Your output must consist solely of the lines from the "Output the Python" line through the "return np.array([project(wx(a), D0, b/100)" line, exactly as written, without images.

* * *

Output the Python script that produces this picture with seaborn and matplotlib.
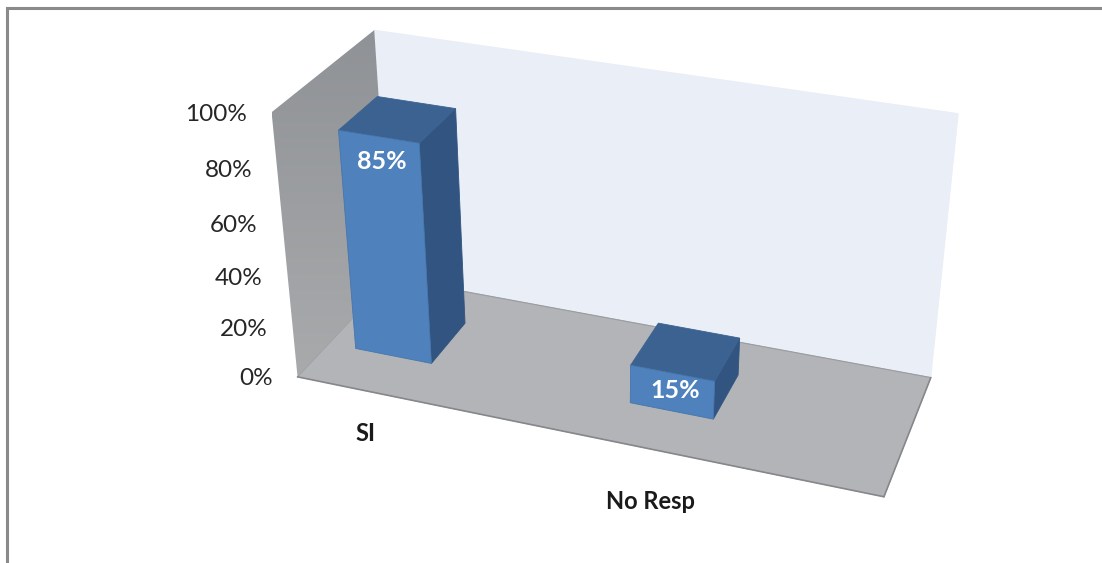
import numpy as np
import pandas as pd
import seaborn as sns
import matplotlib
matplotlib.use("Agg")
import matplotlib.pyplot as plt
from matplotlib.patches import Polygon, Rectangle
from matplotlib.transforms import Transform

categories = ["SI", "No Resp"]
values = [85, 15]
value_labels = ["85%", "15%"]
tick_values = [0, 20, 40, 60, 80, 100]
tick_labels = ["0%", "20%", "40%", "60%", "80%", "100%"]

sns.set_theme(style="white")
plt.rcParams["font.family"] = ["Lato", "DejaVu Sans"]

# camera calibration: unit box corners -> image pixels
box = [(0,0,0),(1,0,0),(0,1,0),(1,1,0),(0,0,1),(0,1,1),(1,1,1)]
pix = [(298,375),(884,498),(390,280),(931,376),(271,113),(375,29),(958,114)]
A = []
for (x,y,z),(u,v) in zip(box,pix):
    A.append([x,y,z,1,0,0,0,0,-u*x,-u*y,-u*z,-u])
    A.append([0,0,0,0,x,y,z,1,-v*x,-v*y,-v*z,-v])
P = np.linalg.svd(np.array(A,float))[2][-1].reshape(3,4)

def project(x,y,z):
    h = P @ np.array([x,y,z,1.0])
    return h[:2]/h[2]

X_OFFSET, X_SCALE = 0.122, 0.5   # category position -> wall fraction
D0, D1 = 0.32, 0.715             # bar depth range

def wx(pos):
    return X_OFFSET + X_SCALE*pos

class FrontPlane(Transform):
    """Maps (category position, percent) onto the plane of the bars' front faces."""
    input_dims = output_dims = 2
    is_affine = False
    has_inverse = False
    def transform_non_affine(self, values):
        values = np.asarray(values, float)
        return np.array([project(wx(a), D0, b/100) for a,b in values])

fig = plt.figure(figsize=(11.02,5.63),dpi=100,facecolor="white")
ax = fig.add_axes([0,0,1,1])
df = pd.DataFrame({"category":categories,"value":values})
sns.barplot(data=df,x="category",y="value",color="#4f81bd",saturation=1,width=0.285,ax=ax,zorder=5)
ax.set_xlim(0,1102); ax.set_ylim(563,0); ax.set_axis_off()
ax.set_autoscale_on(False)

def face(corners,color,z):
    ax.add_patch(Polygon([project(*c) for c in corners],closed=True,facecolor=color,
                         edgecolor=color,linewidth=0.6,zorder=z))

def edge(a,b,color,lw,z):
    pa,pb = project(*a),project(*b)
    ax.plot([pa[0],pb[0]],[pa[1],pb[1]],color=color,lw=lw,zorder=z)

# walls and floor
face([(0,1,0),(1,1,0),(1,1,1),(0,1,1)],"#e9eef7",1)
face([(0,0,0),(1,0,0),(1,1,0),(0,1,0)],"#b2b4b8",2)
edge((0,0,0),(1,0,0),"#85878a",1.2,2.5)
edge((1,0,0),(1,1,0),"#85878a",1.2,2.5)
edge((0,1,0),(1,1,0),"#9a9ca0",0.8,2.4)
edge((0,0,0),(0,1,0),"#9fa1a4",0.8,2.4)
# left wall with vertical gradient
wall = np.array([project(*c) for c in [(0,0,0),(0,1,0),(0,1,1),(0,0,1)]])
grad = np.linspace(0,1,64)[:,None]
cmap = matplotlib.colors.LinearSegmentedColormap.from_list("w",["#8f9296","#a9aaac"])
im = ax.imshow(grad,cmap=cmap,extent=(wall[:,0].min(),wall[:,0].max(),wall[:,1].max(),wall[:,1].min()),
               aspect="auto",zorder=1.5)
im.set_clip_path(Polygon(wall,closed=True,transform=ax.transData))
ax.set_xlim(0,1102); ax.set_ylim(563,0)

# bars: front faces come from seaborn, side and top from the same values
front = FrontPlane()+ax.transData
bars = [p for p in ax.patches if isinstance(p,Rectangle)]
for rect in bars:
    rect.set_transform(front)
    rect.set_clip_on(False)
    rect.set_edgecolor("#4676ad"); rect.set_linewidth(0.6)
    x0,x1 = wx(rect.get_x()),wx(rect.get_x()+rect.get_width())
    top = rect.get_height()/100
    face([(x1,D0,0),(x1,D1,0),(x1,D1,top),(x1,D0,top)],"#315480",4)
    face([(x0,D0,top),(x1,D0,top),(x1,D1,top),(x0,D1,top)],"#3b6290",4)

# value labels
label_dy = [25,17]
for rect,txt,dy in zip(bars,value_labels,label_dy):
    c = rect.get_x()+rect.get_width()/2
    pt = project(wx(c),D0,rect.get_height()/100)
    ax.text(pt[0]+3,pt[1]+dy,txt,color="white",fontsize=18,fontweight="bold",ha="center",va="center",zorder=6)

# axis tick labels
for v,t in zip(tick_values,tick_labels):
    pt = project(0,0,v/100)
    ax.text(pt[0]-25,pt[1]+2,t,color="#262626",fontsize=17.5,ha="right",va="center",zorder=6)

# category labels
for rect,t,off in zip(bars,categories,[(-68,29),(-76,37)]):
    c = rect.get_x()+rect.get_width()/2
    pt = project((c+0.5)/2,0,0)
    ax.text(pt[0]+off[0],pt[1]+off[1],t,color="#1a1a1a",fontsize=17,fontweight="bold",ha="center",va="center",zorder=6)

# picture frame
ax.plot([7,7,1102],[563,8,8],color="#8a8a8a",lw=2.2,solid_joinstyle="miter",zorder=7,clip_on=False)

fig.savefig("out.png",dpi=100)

* * *

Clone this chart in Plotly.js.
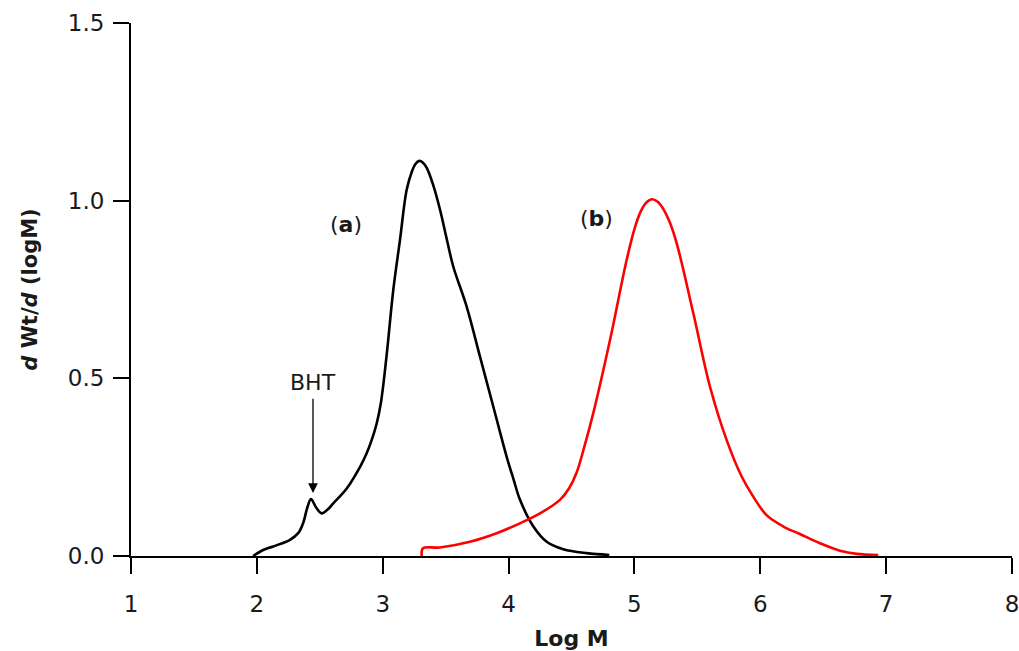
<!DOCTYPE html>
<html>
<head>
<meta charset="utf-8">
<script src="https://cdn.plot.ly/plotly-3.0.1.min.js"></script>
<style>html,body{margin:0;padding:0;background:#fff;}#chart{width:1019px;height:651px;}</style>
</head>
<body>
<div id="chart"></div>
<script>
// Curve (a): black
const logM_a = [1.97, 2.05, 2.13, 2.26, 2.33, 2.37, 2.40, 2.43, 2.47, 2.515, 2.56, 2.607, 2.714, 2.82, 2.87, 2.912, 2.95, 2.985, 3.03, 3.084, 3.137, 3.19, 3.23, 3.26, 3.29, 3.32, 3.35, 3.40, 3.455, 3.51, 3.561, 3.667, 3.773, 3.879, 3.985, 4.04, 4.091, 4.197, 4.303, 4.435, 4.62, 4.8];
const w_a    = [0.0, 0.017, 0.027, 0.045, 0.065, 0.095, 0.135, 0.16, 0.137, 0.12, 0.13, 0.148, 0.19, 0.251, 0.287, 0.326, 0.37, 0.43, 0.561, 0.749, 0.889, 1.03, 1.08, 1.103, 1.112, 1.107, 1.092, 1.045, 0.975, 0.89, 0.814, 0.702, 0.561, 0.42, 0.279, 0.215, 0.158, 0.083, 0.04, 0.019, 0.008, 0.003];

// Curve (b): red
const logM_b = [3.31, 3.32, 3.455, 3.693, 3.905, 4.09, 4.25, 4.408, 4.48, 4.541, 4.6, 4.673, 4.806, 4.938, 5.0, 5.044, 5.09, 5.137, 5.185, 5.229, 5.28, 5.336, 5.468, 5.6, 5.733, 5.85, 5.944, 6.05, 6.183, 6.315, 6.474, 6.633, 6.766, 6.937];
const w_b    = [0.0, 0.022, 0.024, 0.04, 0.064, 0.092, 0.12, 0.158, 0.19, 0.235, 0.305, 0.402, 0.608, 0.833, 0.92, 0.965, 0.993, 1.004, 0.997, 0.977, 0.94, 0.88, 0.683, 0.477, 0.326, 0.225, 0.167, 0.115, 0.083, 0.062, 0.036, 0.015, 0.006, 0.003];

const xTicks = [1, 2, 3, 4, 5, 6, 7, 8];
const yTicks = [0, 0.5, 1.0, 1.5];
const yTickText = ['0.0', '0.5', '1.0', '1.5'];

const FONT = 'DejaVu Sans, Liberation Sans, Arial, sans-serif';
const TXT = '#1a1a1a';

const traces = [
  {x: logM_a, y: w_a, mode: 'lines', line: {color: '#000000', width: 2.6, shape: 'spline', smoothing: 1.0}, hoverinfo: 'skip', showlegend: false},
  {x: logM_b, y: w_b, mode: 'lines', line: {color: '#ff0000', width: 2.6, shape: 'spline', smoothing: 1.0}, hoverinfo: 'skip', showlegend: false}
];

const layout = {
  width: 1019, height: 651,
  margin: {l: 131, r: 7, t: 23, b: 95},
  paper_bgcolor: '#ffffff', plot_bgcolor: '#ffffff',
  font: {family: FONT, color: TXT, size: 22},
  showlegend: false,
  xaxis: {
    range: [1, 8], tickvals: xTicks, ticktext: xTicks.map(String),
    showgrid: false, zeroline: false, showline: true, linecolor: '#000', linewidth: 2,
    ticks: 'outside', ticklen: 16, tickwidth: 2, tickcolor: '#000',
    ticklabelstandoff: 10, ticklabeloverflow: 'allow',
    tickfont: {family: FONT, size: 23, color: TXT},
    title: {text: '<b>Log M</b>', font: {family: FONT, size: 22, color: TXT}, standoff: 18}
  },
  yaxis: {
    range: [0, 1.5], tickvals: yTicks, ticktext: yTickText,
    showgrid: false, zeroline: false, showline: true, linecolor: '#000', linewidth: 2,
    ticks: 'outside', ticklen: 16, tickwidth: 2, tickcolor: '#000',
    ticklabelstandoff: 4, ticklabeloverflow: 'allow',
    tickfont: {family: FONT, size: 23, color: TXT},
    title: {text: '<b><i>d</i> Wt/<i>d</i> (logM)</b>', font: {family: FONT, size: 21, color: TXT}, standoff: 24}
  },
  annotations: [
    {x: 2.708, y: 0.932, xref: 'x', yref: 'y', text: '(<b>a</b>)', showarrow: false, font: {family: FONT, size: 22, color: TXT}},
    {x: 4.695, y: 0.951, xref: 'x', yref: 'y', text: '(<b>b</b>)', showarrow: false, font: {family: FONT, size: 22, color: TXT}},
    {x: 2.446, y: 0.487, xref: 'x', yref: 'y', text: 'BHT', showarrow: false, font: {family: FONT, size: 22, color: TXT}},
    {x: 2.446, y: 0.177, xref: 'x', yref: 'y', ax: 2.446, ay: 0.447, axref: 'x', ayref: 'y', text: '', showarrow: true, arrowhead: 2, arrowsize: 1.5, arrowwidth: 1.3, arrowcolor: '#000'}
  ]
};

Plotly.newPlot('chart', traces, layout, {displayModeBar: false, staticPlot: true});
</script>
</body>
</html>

* * *

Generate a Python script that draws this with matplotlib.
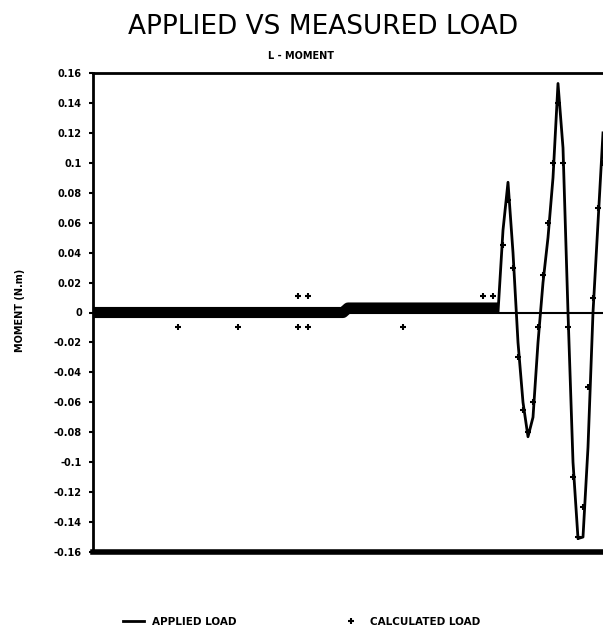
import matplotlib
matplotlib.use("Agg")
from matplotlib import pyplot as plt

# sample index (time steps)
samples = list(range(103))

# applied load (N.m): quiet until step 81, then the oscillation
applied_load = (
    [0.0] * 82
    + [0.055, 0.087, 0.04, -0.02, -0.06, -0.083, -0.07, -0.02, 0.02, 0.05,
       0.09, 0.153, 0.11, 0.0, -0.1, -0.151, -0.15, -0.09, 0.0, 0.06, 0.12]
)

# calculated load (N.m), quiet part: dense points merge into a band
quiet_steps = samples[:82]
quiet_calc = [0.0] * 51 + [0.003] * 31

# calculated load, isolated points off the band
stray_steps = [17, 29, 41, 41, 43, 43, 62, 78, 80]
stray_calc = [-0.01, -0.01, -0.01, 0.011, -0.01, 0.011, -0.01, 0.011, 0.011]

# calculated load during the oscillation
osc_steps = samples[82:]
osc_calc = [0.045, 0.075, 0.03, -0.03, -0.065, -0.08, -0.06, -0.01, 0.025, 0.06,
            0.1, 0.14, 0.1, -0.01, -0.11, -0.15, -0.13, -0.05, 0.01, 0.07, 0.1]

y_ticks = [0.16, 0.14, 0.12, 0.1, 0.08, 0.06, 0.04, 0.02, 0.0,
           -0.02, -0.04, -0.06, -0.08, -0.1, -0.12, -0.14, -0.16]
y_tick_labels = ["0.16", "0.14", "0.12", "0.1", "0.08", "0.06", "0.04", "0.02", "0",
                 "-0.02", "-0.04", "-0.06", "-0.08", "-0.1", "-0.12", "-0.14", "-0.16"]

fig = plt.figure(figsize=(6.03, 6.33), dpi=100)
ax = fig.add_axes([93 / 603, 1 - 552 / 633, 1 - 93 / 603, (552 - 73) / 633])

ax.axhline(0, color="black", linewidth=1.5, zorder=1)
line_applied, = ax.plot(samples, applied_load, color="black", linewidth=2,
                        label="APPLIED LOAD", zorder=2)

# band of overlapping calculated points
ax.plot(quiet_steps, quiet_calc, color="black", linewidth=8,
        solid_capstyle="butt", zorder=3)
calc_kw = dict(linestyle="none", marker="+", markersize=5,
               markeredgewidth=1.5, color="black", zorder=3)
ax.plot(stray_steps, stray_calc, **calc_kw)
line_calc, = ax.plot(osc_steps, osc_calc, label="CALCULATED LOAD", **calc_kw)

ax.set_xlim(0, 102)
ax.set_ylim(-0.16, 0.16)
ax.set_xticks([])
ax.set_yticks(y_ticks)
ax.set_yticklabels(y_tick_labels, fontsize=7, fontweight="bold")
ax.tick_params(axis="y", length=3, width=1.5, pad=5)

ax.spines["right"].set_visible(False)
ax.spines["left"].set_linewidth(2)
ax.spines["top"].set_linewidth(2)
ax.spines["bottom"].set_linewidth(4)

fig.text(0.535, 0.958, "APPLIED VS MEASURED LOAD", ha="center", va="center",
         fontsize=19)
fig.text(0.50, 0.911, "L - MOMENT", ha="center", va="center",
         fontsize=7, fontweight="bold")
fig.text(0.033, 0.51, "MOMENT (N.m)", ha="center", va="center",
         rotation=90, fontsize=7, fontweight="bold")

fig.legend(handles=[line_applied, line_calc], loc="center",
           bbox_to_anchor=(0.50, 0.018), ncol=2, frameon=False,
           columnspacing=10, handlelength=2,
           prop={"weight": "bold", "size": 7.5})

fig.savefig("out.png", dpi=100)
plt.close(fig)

* * *

**Full response**
Output the Python script that produces this picture with seaborn and matplotlib.
import numpy as np
import pandas as pd
import seaborn as sns
import matplotlib
matplotlib.use("Agg")
import matplotlib.pyplot as plt
from matplotlib.patches import Polygon, Rectangle
from matplotlib.transforms import Transform

categories = ["SI", "No Resp"]
values = [85, 15]
value_labels = ["85%", "15%"]
tick_values = [0, 20, 40, 60, 80, 100]
tick_labels = ["0%", "20%", "40%", "60%", "80%", "100%"]

sns.set_theme(style="white")
plt.rcParams["font.family"] = ["Lato", "DejaVu Sans"]

# camera calibration: unit box corners -> image pixels
box = [(0,0,0),(1,0,0),(0,1,0),(1,1,0),(0,0,1),(0,1,1),(1,1,1)]
pix = [(298,375),(884,498),(390,280),(931,376),(271,113),(375,29),(958,114)]
A = []
for (x,y,z),(u,v) in zip(box,pix):
    A.append([x,y,z,1,0,0,0,0,-u*x,-u*y,-u*z,-u])
    A.append([0,0,0,0,x,y,z,1,-v*x,-v*y,-v*z,-v])
P = np.linalg.svd(np.array(A,float))[2][-1].reshape(3,4)

def project(x,y,z):
    h = P @ np.array([x,y,z,1.0])
    return h[:2]/h[2]

X_OFFSET, X_SCALE = 0.122, 0.5   # category position -> wall fraction
D0, D1 = 0.32, 0.715             # bar depth range

def wx(pos):
    return X_OFFSET + X_SCALE*pos

class FrontPlane(Transform):
    """Maps (category position, percent) onto the plane of the bars' front faces."""
    input_dims = output_dims = 2
    is_affine = False
    has_inverse = False
    def transform_non_affine(self, values):
        values = np.asarray(values, float)
        return np.array([project(wx(a), D0, b/100) for a,b in values])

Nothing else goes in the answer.